Past that, wing Wayne Bristol has shot pretty well but can't defend or rebound and turns the ball over too much. Guard Denver Angling has an ORtg of 61.5 in conference games, which is just untenably bad. Nobody heretofore unmentioned has featured in even half of the Hoyas' Big East games.
-What is Xavier's true level? Did we witness a team playing way over its head crash to earth at DePaul? Or did a second weekend tournament team have a random off night the same time as a an opponent got scalding hot? The truth probably lies somewhere in the middle, but if Xavier wants to win the league, they're going to need to find a way to win games when shots aren't falling.
-Can Xavier defend at all? It hasn't looked like it so far. Despite being comfortably in the top 25 of most reputable ranking systems, Xavier hasn't had many games where they just boat raced an opponent. That is down entirely to an inability to string together 40 - or sometimes even 20 - minutes of defense. Georgetown is a bad offensive team; the Muskies have a chance to get healthy at home.
-Is fatigue setting in? Sometimes shots just don't fall, but it's often the case that heavy legs keep shooters from being effective. Souley Boum is first in the league in minutes percentage and Colby Jones is fifth. Maybe they both randomly had off nights during the same game, but I'd feel better about March if we could find a way to give those guys a break in January and February.
-Reset. Losing is never fun, and especially not when it is to DePaul. Despite never being very good, they've managed to be a thorn in Xavier's side since the Muskies joined the league. That game is over now. The only thing that matters today is Georgetown. Xavier needs to come out with amnesia and move forward with the season.
-Keep the gas pedal pinned. This team has a weird habit of ripping off like 15 points on 5-6 shooting before the first media timeout and then completely going flat for a stretch. I'm at a loss to explain it, but it's how games that should be blowouts turn into dogfights and occasionally losses. Should Xavier be blessed with a chance to get on top early, they need to hold momentum throughout.

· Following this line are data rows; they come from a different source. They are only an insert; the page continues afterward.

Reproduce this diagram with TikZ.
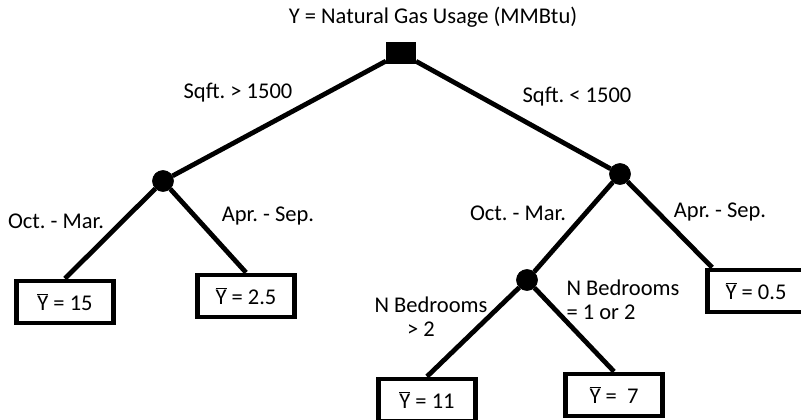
\documentclass[tikz,border=0pt]{standalone}
\usepackage{fontspec}
\setmainfont{Carlito}
\frenchspacing
\usetikzlibrary{positioning}
\tikzset{
  rootbox/.style = {draw, fill, rectangle, minimum width=21pt, minimum height=15pt, inner sep=0pt},
  split/.style   = {draw, fill, circle, minimum size=15pt, inner sep=0pt},
  leaf/.style    = {draw, line width=3.4pt, rectangle, minimum width=69pt, minimum height=30pt, inner sep=0pt},
  edge/.style    = {line width=3.4pt},
  lbl/.style     = {align=left},
}
\newcommand{\ybar}{$\overline{\mbox{Y}}$}

\begin{document}
\begin{tikzpicture}[x=0.025cm,y=-0.025cm,font=\fontsize{16}{18}\selectfont]
\useasboundingbox (0,0) rectangle (801,420);
% split nodes
\node[rootbox] (root) at (401,53) {};
\node[split] (sq) at (163,181) {};
\node[split] (sl) at (620,174) {};
\node[split] (bd) at (527,280) {};
% leaves
\node[leaf] (l15) at (65,302) {\ybar{} = 15};
\node[leaf] (l25) at (246,296) {\ybar{} = 2.5};
\node[leaf] (l05) at (756,291) {\ybar{} =\ 0.5};
\node[leaf] (l11) at (427,400) {\ybar{} =\ 11};
\node[leaf] (l7) at (614,395) {\ybar{} =\ \ 7};
% edges
\draw[edge] (root) -- (sq);
\draw[edge] (root) -- (sl);
\draw[edge] (sq) -- (l15.north);
\draw[edge] (sq) -- (l25.north);
\draw[edge] (sl) -- (bd);
\draw[edge] (sl) -- ([xshift=5pt]l05.north west);
\draw[edge] (bd) -- (l11.north);
\draw[edge] (bd) -- (l7.north);
% labels
\node (title) at (433,17) {Y = Natural Gas Usage (MMBtu)};
\node (big) at (238,93) {Sqft. > 1500};
\node (small) at (577,97) {Sqft. < 1500};
\node (win1) at (56,221) {Oct. - Mar.};
\node (sum1) at (268,216) {Apr. - Sep.};
\node (win2) at (518,213) {Oct. - Mar.};
\node (sum2) at (720,212) {Apr. - Sep.};
\node[align=center] (many) at (431,317) {N Bedrooms\\[-1pt]\hspace*{-0.9em}> 2};
\node[lbl] (few) at (623,300) {N Bedrooms\\[-1pt]= 1 or 2};
\end{tikzpicture}
\end{document}
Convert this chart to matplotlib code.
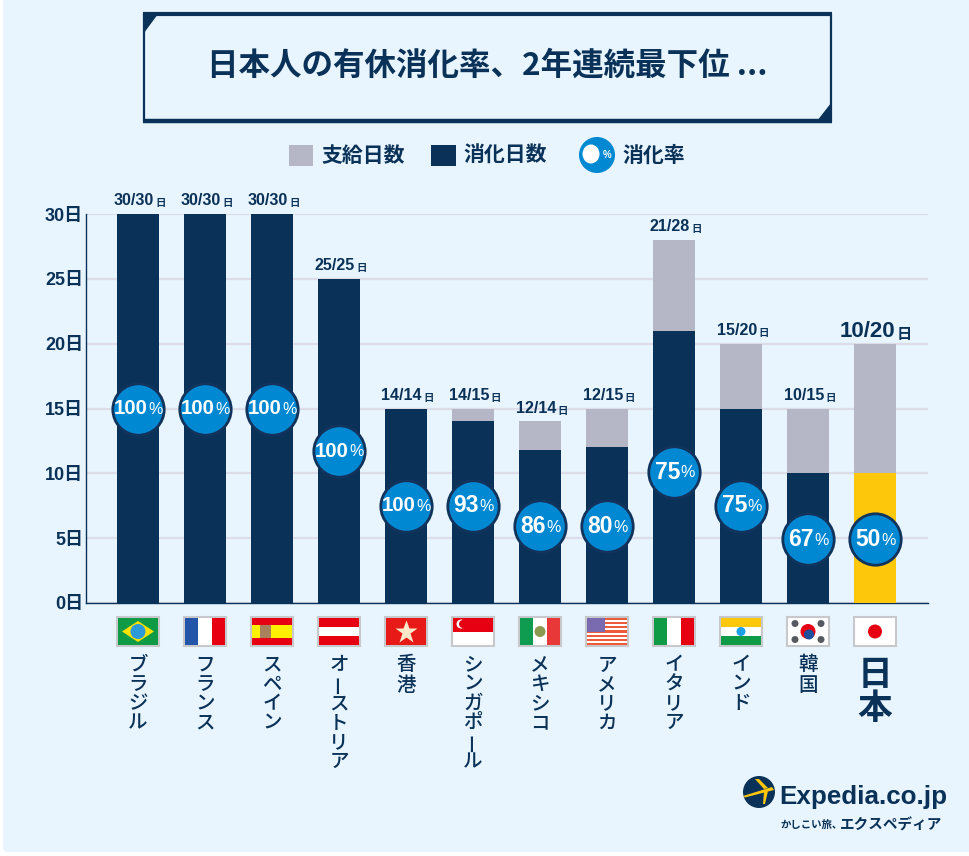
import matplotlib
matplotlib.use("Agg")
import matplotlib.pyplot as plt
from matplotlib.patches import Rectangle, Circle, Polygon, FancyBboxPatch, Ellipse

NAVY = "#0a3157"
GRAY = "#b5b6c6"
YELLOW = "#fdc70c"
BLUE = "#0088d2"
BG = "#e8f5fe"
GRID = "#dddde9"
LATIN = ["Liberation Sans", "Noto Sans CJK JP", "DejaVu Sans"]
CJK = ["Noto Sans CJK JP", "DejaVu Sans"]

countries = ["ブラジル", "フランス", "スペイン", "オーストリア", "香港", "シンガポール",
             "メキシコ", "アメリカ", "イタリア", "インド", "韓国", "日本"]
granted = [30, 30, 30, 25, 15, 15, 14, 15, 28, 20, 15, 20]
used = [30, 30, 30, 25, 15, 14, 11.8, 12, 21, 15, 10, 10]
day_labels = ["30/30", "30/30", "30/30", "25/25", "14/14", "14/15",
              "12/14", "12/15", "21/28", "15/20", "10/15", "10/20"]
rates = [100, 100, 100, 100, 100, 93, 86, 80, 75, 75, 67, 50]
bubble_y = [15, 15, 15, 11.7, 7.5, 7.5, 5.9, 5.9, 10.1, 7.5, 4.9, 4.9]
yticks = [0, 5, 10, 15, 20, 25, 30]
ytick_labels = ["0日", "5日", "10日", "15日", "20日", "25日", "30日"]

W, H = 969, 856
fig = plt.figure(figsize=(W / 100, H / 100), dpi=100, facecolor="white")

# full-figure pixel layer for decoration
bgax = fig.add_axes([0, 0, 1, 1], zorder=0)
bgax.set_xlim(0, W); bgax.set_ylim(H, 0); bgax.axis("off")
bgax.add_patch(FancyBboxPatch((3, -20), W + 20, 872, boxstyle="round,pad=0,rounding_size=5",
                              fc=BG, ec="none"))

# main chart
L, R, T, B = 86, 928, 214, 603
ax = fig.add_axes([L / W, 1 - B / H, (R - L) / W, (B - T) / H], zorder=1)
ax.patch.set_alpha(0)
ax.set_ylim(0, 30)
ax.set_xlim((L - 138) / 67, (R - 138) / 67)
x = list(range(len(countries)))
ax.set_axisbelow(True)
ax.yaxis.grid(True, color=GRID, lw=1.6)
ax.set_yticks(yticks)
ax.set_yticklabels(ytick_labels, family=LATIN, fontsize=13, fontweight="bold", color=NAVY)
ax.tick_params(axis="y", length=0, pad=2)
ax.set_xticks([])
for s in ("top", "right"):
    ax.spines[s].set_visible(False)
for s in ("left", "bottom"):
    ax.spines[s].set_color(NAVY)
    ax.spines[s].set_linewidth(1)

bar_w = 42 / 67
ax.bar(x, granted, width=bar_w, color=GRAY, zorder=2, clip_on=False)
ax.bar(x, used, width=bar_w, color=[NAVY] * 11 + [YELLOW], zorder=3, clip_on=False)
ax.scatter(x, bubble_y, s=1370, color=BLUE, edgecolors="#12335c", linewidths=2,
           zorder=4, clip_on=False)

for i, (g, lab) in enumerate(zip(granted, day_labels)):
    big = i == len(countries) - 1
    fs, fs2 = (16, 11) if big else (11.6, 7.5)
    split = 20 if big else 16
    dy = 1 if big else 4
    ax.annotate(lab, (i, g), xytext=(split * 0.72, dy), textcoords="offset points",
                ha="right", va="bottom", family=LATIN,
                fontsize=fs, fontweight="bold", color=NAVY, annotation_clip=False, zorder=5)
    ax.annotate("日", (i, g), xytext=(split * 0.72 + 1, dy), textcoords="offset points",
                ha="left", va="bottom", family=CJK, fontsize=fs2, fontweight="bold", color=NAVY,
                annotation_clip=False, zorder=5)

for i, (yv, r) in enumerate(zip(bubble_y, rates)):
    split = 10 if r == 100 else 6
    fs = 14.7 if r == 100 else 16.5
    ax.annotate(str(r), (i, yv), xytext=(split * 0.72, 0), textcoords="offset points",
                ha="right", va="center", family=["Liberation Sans"], fontsize=fs, fontweight="bold",
                color="white", annotation_clip=False, zorder=6)
    ax.annotate("%", (i, yv), xytext=(split * 0.72, -0.5), textcoords="offset points",
                ha="left", va="center", family=["Liberation Sans"], fontsize=11.5,
                color="white", annotation_clip=False, zorder=6)

# pixel layer above the chart
ov = fig.add_axes([0, 0, 1, 1], zorder=2)
ov.set_xlim(0, W); ov.set_ylim(H, 0); ov.axis("off"); ov.patch.set_alpha(0)

# title frame
ov.add_patch(Rectangle((144, 14), 687, 107, fc="none", ec=NAVY, lw=1.6))
ov.plot([143, 832], [14, 14], color=NAVY, lw=3, solid_capstyle="butt")
ov.plot([143, 832], [120.5, 120.5], color=NAVY, lw=3.2, solid_capstyle="butt")
ov.add_patch(Polygon([(144, 14), (158, 14), (144, 33)], fc=NAVY, ec="none"))
ov.add_patch(Polygon([(831, 121), (817, 121), (831, 103)], fc=NAVY, ec="none"))
ov.text(487, 66, "日本人の有休消化率、2年連続最下位 ...", ha="center", va="center", family=CJK,
        fontsize=22.7, fontweight="bold", color=NAVY)

# legend
ov.add_patch(Rectangle((289, 145), 24, 21, fc=GRAY, ec="none"))
ov.text(321, 155.5, "支給日数", ha="left", va="center", family=CJK, fontsize=15, fontweight="bold", color=NAVY)
ov.add_patch(Rectangle((431, 145), 25, 21, fc=NAVY, ec="none"))
ov.text(463, 155.5, "消化日数", ha="left", va="center", family=CJK, fontsize=15, fontweight="bold", color=NAVY)
ov.add_patch(Circle((597, 155), 18, fc=BLUE, ec="none"))
ov.add_patch(Ellipse((591, 154), 17, 19, fc="white", ec="none"))
ov.text(607, 155, "%", ha="center", va="center", family=["Liberation Sans"], fontsize=7, fontweight="bold", color="white")
ov.text(622, 155.5, "消化率", ha="left", va="center", family=CJK, fontsize=15, fontweight="bold", color=NAVY)


def rect(x0, y0, w, h, c):
    ov.add_patch(Rectangle((x0, y0), w, h, fc=c, ec="none"))


def flag(i, cx):
    x0, y0, w, h = cx - 20, 618, 40, 27
    ov.add_patch(Rectangle((x0 - 1, y0 - 1), w + 2, h + 2, fc="white", ec="#c6c8cc", lw=1.5))
    if i == 0:
        rect(x0, y0, w, h, "#0f9b46")
        ov.add_patch(Polygon([(x0 + 4, y0 + h / 2), (cx, y0 + 3), (x0 + w - 4, y0 + h / 2), (cx, y0 + h - 3)], fc="#fde100", ec="none"))
        ov.add_patch(Circle((cx, y0 + h / 2), 7.5, fc="#2a9bd8", ec="none"))
    elif i == 1:
        rect(x0, y0, w / 3, h, "#2356a8"); rect(x0 + 2 * w / 3, y0, w / 3, h, "#e60012")
    elif i == 2:
        rect(x0, y0, w, h, "#e60012"); rect(x0, y0 + h / 4, w, h / 2, "#fff100")
        rect(x0 + 8, y0 + 7, 11, 13, "#a8825a")
    elif i == 3:
        rect(x0, y0, w, h, "#e60012"); rect(x0, y0 + 9, w, 9, "white")
    elif i == 4:
        rect(x0, y0, w, h, "#e71a17")
        ov.plot([cx], [y0 + h / 2], marker="*", ms=17, color="#fde9c9", mec="none")
    elif i == 5:
        rect(x0, y0, w, h / 2, "#e60012")
        ov.add_patch(Circle((x0 + 8, y0 + 6), 4.5, fc="white", ec="none"))
        ov.add_patch(Circle((x0 + 10, y0 + 6), 4, fc="#e60012", ec="none"))
    elif i == 6:
        rect(x0, y0, w / 3, h, "#0f9b50"); rect(x0 + 2 * w / 3, y0, w / 3, h, "#e83838")
        ov.add_patch(Circle((cx, y0 + h / 2), 5.5, fc="#8a9a50", ec="none"))
    elif i == 7:
        for k in range(7):
            rect(x0, y0 + k * h / 6.5, w, h / 13, "#ee5a3a")
        rect(x0, y0, 18, 14, "#7a6ab0")
    elif i == 8:
        rect(x0, y0, w / 3, h, "#0f9b46"); rect(x0 + 2 * w / 3, y0, w / 3, h, "#e60012")
    elif i == 9:
        rect(x0, y0, w, h / 3, YELLOW); rect(x0, y0 + 2 * h / 3, w, h / 3, "#0f9b46")
        ov.add_patch(Circle((cx, y0 + h / 2), 4.5, fc="#1e9fe6", ec="none"))
    elif i == 10:
        ov.add_patch(Circle((cx, y0 + h / 2), 7.5, fc="#e60012", ec="none"))
        ov.add_patch(Circle((cx + 1, y0 + h / 2 + 3), 5, fc="#1d4f9c", ec="none"))
        for dx, dy in ((-13, -8), (13, -8), (-13, 8), (13, 8)):
            ov.add_patch(Circle((cx + dx, y0 + h / 2 + dy), 3.5, fc="#555a60", ec="none"))
    elif i == 11:
        ov.add_patch(Circle((cx, y0 + h / 2), 7, fc="#e60012", ec="none"))


for i, name in enumerate(countries):
    cx = 138 + 67 * i
    flag(i, cx)
    big = name == "日本"
    pitch = 34 if big else (20.5 if len(name) == 2 else 19.3)
    fs = 25 if big else 14
    y0 = 674 if big else 665
    for k, ch in enumerate(name):
        ov.text(cx, y0 + k * pitch, ch, ha="center", va="center", family=CJK, fontsize=fs,
                fontweight="bold" if big else 500, color=NAVY,
                rotation=90 if ch == "ー" else 0)

# logo
ov.add_patch(Circle((759, 792), 16, fc=NAVY, ec="none"))
ov.add_patch(Polygon([(743, 796), (772, 787), (774, 790), (745, 797.5)], fc=YELLOW, ec="none"))
ov.add_patch(Polygon([(755, 779), (759, 779), (768, 788), (764, 789)], fc=YELLOW, ec="none"))
ov.add_patch(Polygon([(764, 792), (768, 791), (765, 804), (763, 804)], fc=YELLOW, ec="none"))
ov.text(779, 797, "Expedia.co.jp", ha="left", va="center", family=["Liberation Sans"], fontsize=18.7,
        fontweight="bold", color=NAVY)
ov.text(780, 825, "かしこい旅、", ha="left", va="center", family=CJK, fontsize=7.5, fontweight="bold", color=NAVY)
ov.text(840, 825, "エクスペディア", ha="left", va="center", family=CJK, fontsize=10.5, fontweight="bold", color=NAVY)

fig.savefig("out.png", dpi=100, facecolor="white")
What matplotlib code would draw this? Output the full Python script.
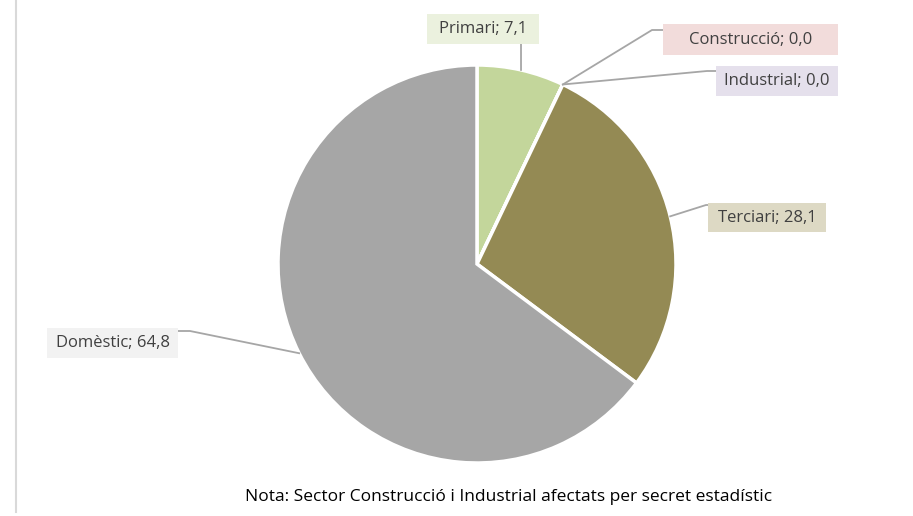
import matplotlib.pyplot as plt
from matplotlib.patches import Rectangle
import numpy as np

plt.rcParams['font.family'] = ['Open Sans', 'DejaVu Sans']

sectors = ["Primari", "Construcció", "Industrial", "Terciari", "Domèstic"]
values = [7.1, 0.0, 0.0, 28.1, 64.8]
labels = ["Primari; 7,1", "Construcció; 0,0", "Industrial; 0,0",
          "Terciari; 28,1", "Domèstic; 64,8"]
nota = "Nota: Sector Construcció i Industrial afectats per secret estadístic"

wedge_colors = ["#c3d69b", "#c0504d", "#8064a2", "#948a54", "#a6a6a6"]
box_colors = ["#ebf1de", "#f2dcdb", "#e5e0ec", "#ddd9c4", "#f2f2f2"]

W, H = 913, 516
cx, cy, r = 477, 264, 199

fig = plt.figure(figsize=(W / 100, H / 100), dpi=100)
ax = fig.add_axes([0, 0, 1, 1])

def fy(py):
    return H - py

ax.pie(
    values,
    colors=wedge_colors,
    startangle=90,
    counterclock=False,
    center=(cx, fy(cy)),
    radius=r,
    wedgeprops=dict(edgecolor="white", linewidth=2.5),
    frame=True
)
ax.set_xlim(0, W)
ax.set_ylim(0, H)
ax.set_aspect("equal")
ax.axis("off")

# label boxes (x0, x1, y0, y1) and leader elbows, pixel coords
boxes = [
    (427, 539, 14, 44),
    (663, 838, 24, 55),
    (716, 838, 66, 96),
    (708, 826, 203, 232),
    (47, 178, 328, 358),
]
elbows = [
    [(521, 44)],
    [(652, 30), (663, 30)],
    [(707, 71), (716, 71)],
    [(706, 205), (708, 205)],
    [(190, 331), (178, 331)],
]

total = sum(values)
ang = 90.0
for i, v in enumerate(values):
    span = v / total * 360
    mid = np.radians(ang - span / 2)
    ang -= span
    px = cx + r * np.cos(mid)
    py = cy - r * np.sin(mid)
    pts = [(px, py)] + elbows[i]
    ax.plot([p[0] for p in pts], [fy(p[1]) for p in pts],
            color="#a6a6a6", lw=1.3, zorder=3)
    x0, x1, y0, y1 = boxes[i]
    ax.add_patch(Rectangle((x0, fy(y1)), x1 - x0, y1 - y0,
                           fc=box_colors[i], ec="none", zorder=4))
    ax.text((x0 + x1) / 2, fy((y0 + y1) / 2), labels[i],
            ha="center", va="center", fontsize=12,
            color="#404040", zorder=5)

ax.text(509, fy(497), nota, ha="center", va="center",
        fontsize=12.5, color="#000000")

ax.plot([16, 16], [fy(0), fy(512)], color="#d9d9d9", lw=1.5)

fig.savefig("out.png", dpi=100, facecolor="white")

-Attack through the middle. Georgetown's guards are remarkably stingy in giving away fouls, but Wahab, Ezewiro, and Mozone are all very foul prone. It was ultimately a lack of big bodies that could stay out of foul trouble that doomed Georgetown against Villanova. Obviously we're all hoping this turns into a romp and it's not a concern, but if it stays tight, Xavier may rue not forcing the paint early on.